Community

Learn the A to Z of bones

November is Osteoporosis Month, and gives Canadians the opportunity to learn about their risk of breaking a bone.

A chance to learn about the disease will be offered on Monday, Nov. 14 when the Langley branch of Osteoporosis Canada presents the A to Z of osteoporosis and bone mineral testing density testing.

The event will be at the Langley Seniors Centre, 20605 51B Ave., from 1 p.m. to 3 p.m.

The disease, characterized by low bone mass and deterioration of bone tissue, increases bone fragility and risk of fracture, particularly of the hip, spine and wrist.  Speakers are well known in the osteoporosis community and will give the latest information on the role of medication, calcium and vitamin D and exercise.

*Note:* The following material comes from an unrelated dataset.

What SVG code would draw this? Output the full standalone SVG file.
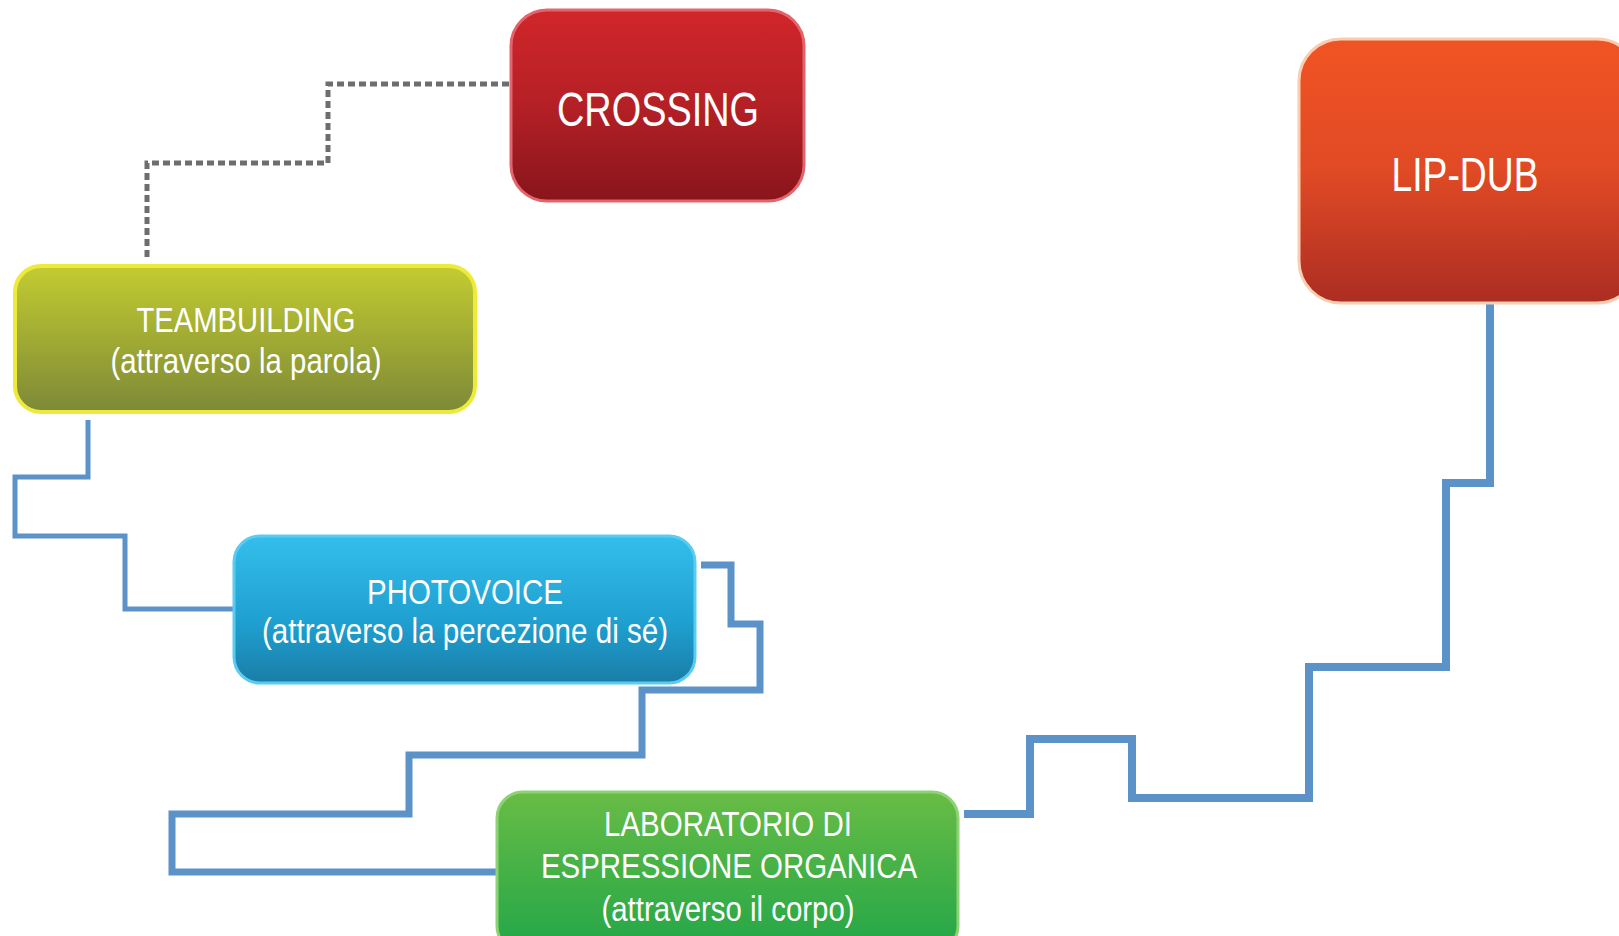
<svg xmlns="http://www.w3.org/2000/svg" width="1619" height="936" viewBox="0 0 1619 936">
<style>
.lbl{font-family:"Liberation Sans Narrow","Liberation Sans",Arial,sans-serif;fill:#fff;text-anchor:middle}
.big{font-size:48px}
.mid{font-size:35px}
.conn{fill:none;stroke:#5B92C8;stroke-linejoin:miter}
.dash{fill:none;stroke:#6E6E6E;stroke-width:5;stroke-dasharray:7 4}
</style>
<defs>
<linearGradient id="gRed" x1="0" y1="0" x2="0" y2="1"><stop offset="0" stop-color="#D1262A"/><stop offset="0.5" stop-color="#B42026"/><stop offset="1" stop-color="#88151A"/></linearGradient>
<linearGradient id="gOrange" x1="0" y1="0" x2="0" y2="1"><stop offset="0" stop-color="#F15423"/><stop offset="0.5" stop-color="#E04A25"/><stop offset="1" stop-color="#AC2D22"/></linearGradient>
<linearGradient id="gOlive" x1="0" y1="0" x2="0" y2="1"><stop offset="0" stop-color="#C3CC30"/><stop offset="1" stop-color="#7D8937"/></linearGradient>
<linearGradient id="gBlue" x1="0" y1="0" x2="0" y2="1"><stop offset="0" stop-color="#34BEEC"/><stop offset="0.6" stop-color="#1E9FD0"/><stop offset="1" stop-color="#1A7DA6"/></linearGradient>
<linearGradient id="gGreen" x1="0" y1="0" x2="0" y2="1"><stop offset="0" stop-color="#68BC45"/><stop offset="1" stop-color="#22A648"/></linearGradient>
</defs>

<g id="connectors">
<path class="dash" d="M509,84 H328 V163 H147 V258"/>
<path class="conn" stroke-width="5" d="M88,420 V477 H15 V536 H125 V609 H233"/>
<path class="conn" stroke-width="7" d="M701,565 H731 V624 H760 V690 H642 V755 H409 V814 H172 V872 H497"/>
<path class="conn" stroke-width="8" d="M964,814 H1030 V739 H1132 V798 H1309 V667 H1446 V483 H1490 V303"/>
</g>

<g id="crossing">
<rect x="511" y="10" width="293" height="191" rx="36" fill="url(#gRed)" stroke="#E2646C" stroke-width="3"/>
<text class="lbl big" x="658" y="126" textLength="202" lengthAdjust="spacingAndGlyphs">CROSSING</text>
</g>

<g id="lipdub">
<rect x="1299" y="39" width="340" height="264" rx="42" fill="url(#gOrange)" stroke="#F9CDB0" stroke-width="3"/>
<text class="lbl big" x="1465" y="191" textLength="147" lengthAdjust="spacingAndGlyphs">LIP-DUB</text>
</g>

<g id="teambuilding">
<rect x="15" y="266" width="460" height="146" rx="26" fill="url(#gOlive)" stroke="#EEEA3C" stroke-width="4"/>
<text class="lbl mid" x="246" y="332" textLength="219" lengthAdjust="spacingAndGlyphs">TEAMBUILDING</text>
<text class="lbl mid" x="246" y="373" textLength="271" lengthAdjust="spacingAndGlyphs">(attraverso la parola)</text>
</g>

<g id="photovoice">
<rect x="234" y="536" width="461" height="147" rx="26" fill="url(#gBlue)" stroke="#5ACBF1" stroke-width="3"/>
<text class="lbl mid" x="465" y="604" textLength="196" lengthAdjust="spacingAndGlyphs">PHOTOVOICE</text>
<text class="lbl mid" x="465" y="643" textLength="406" lengthAdjust="spacingAndGlyphs">(attraverso la percezione di sé)</text>
</g>

<g id="laboratorio">
<rect x="497" y="792" width="461" height="160" rx="26" fill="url(#gGreen)" stroke="#8DD275" stroke-width="3"/>
<text class="lbl mid" x="728" y="836" textLength="248" lengthAdjust="spacingAndGlyphs">LABORATORIO DI</text>
<text class="lbl mid" x="729" y="878" textLength="376" lengthAdjust="spacingAndGlyphs">ESPRESSIONE ORGANICA</text>
<text class="lbl mid" x="728" y="921" textLength="253" lengthAdjust="spacingAndGlyphs">(attraverso il corpo)</text>
</g>
</svg>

Osteoporosis is often known as ‘the silent thief’ because bone loss occurs without symptoms, and the risk in Canada of having a major fracture from osteoporosis is among the highest.

Osteoporosis is sometimes confused with osteoarthritis, because the names are similar. Osteoporosis is a bone disease, while osteoarthritis is a disease of the joints and surrounding tissue.

Every year, 30,000 Canadians break their hip, and many more Canadians suffer osteoporotic fractures of the spine, wrist,

shoulder and pelvis. Broken bones from osteoporosis are extremely common, more common than heart attack,

stroke and breast cancer combined.

At least one in three women and one in five men will suffer from an osteoporotic fracture during their lifetime.

The consequences of an osteoporotic fracture can be devastating:

• Both spine and hip fractures are associated with an increased risk of death;

• Twenty-eight percent of women and 37 per cent of men who suffer a hip fracture will die within the year;

• At least 15 to 25 per cent of hip fracture patients require admission to a nursing home;

• Chronic pain and long-term disability are frequent, and

• The very real fear of falling, especially during Canadian winters, results in limitation of activities, isolation from community, family and friends, and depression.

Osteoporotic fractures place a significant burden on caregivers, and there is also a huge burden on the healthcare system, which currently pays an estimated $1.9 billion annually to treat osteoporosis-related fractures.

• Once an individual has had an osteoporotic fracture, another is more likely to occur, especially if the person is not treated.

In spite of these known facts, a huge gap in follow-up care exists after a fracture. More than 80 per cent of fracture patients are never offered screening and/or treatment post-fracture, in spite of the fact that there are several effective medications that can reduce fracture risk by 30 to 70 per cent.

In comparison, 80 per cent of those who suffer a heart attack are treated with beta blockers. Without appropriate diagnosis and treatment, patients who have had a fracture remain at risk for more debilitating and life-threatening fractures.

The solution? Patients with hip, spine and other fractures from osteoporosis need appropriate assessment and treatment. If you have already had a fracture, you may be at high risk for another one. Any fracture after age 40 means you may need a bone mineral density test and a fracture risk assessment with FRAX or CAROC, two fracture-risk assessment tools available to doctors.

The Langley branch meets on the second Monday of the month at the Langley Senior Centre at 1.30 p.m.  Everyone is welcome, as it is a support group meeting, with speakers covering a variety of educational topics.

“Our mission is to educate on new ‘findings’ relating to osteoporosis,” said Margaret Willson, education chairman of the local branch.

“Knowledge is key to prevent falls and broken limbs, which if osteoporotic may take a long, painful time to heal. Information about the latest drugs and their advantages and, maybe, disadvantages is also available,” Willson added.

“We are all volunteers and just have the desire to help others who may or may not know that they have osteoporosis.”